The effect of the Isotope Mass on Divertor Detachment and Pedestal Performance

Not scheduled
20m
EICC, Edinburgh

EICC, Edinburgh

150 Morrison St, Edinburgh EH3 8EE
Oral Presentation SOL, Divertor and PWI (MCF)

Description

This work presents a new integrated study of hydrogen isotope effects on scrape-off layer (SOL) transport, divertor performance, and pedestal fueling combining dedicated DIII-D H-mode experiments together with SOLPS-ITER simulations with full drifts. Matched H and D discharges were specifically designed to isolate isotope effects providing a systematic comparison of pedestal structure and divertor detachment behavior. Increasing isotope mass significantly reduces divertor particle and heat fluxes prior to detachment, with particle fluxes decreasing from H to D. Detached conditions occur at ~15% higher upstream density in H after SOLPS-ITER modeling constrained by experiment indicates that carbon sputtering, rather than neutral mean free path effects, is the primary driver of the observed isotope dependence of detachment access. To isolate the fundamental mass dependence from impurity effects, simulations are extended to pure H, D, and T plasmas with both carbon and tungsten walls.
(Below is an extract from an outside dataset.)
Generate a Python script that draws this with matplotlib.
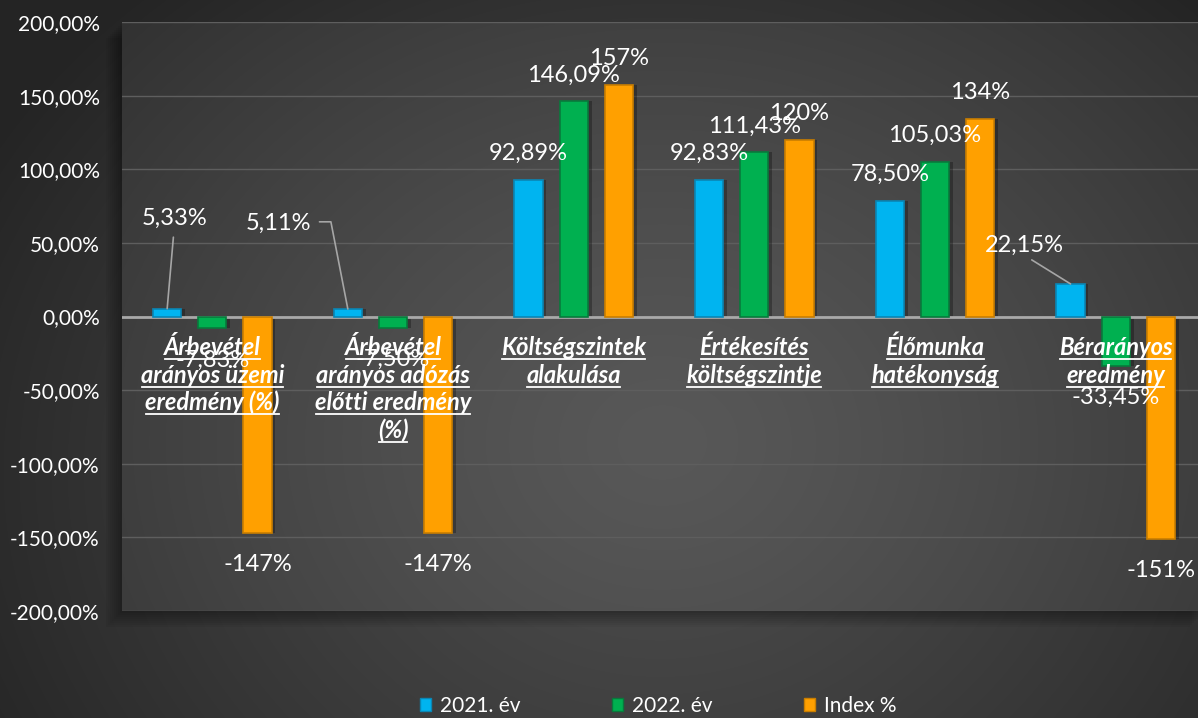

The isotope effect is shown to arise primarily from parallel momentum balance: while pressure and electric-field forces are nearly identical across isotopes, heavier ions experience lower acceleration due to increased inertia, producing slower SOL parallel flows and reduced convective transport. From H to T, target particle fluxes decrease by nearly a factor of two, while divertor heat fluxes decrease by ~10% for each increase in isotope mass. These results provide a comprehensive, experimentally validated predictions of isotope effects for DT operation in future fusion devices.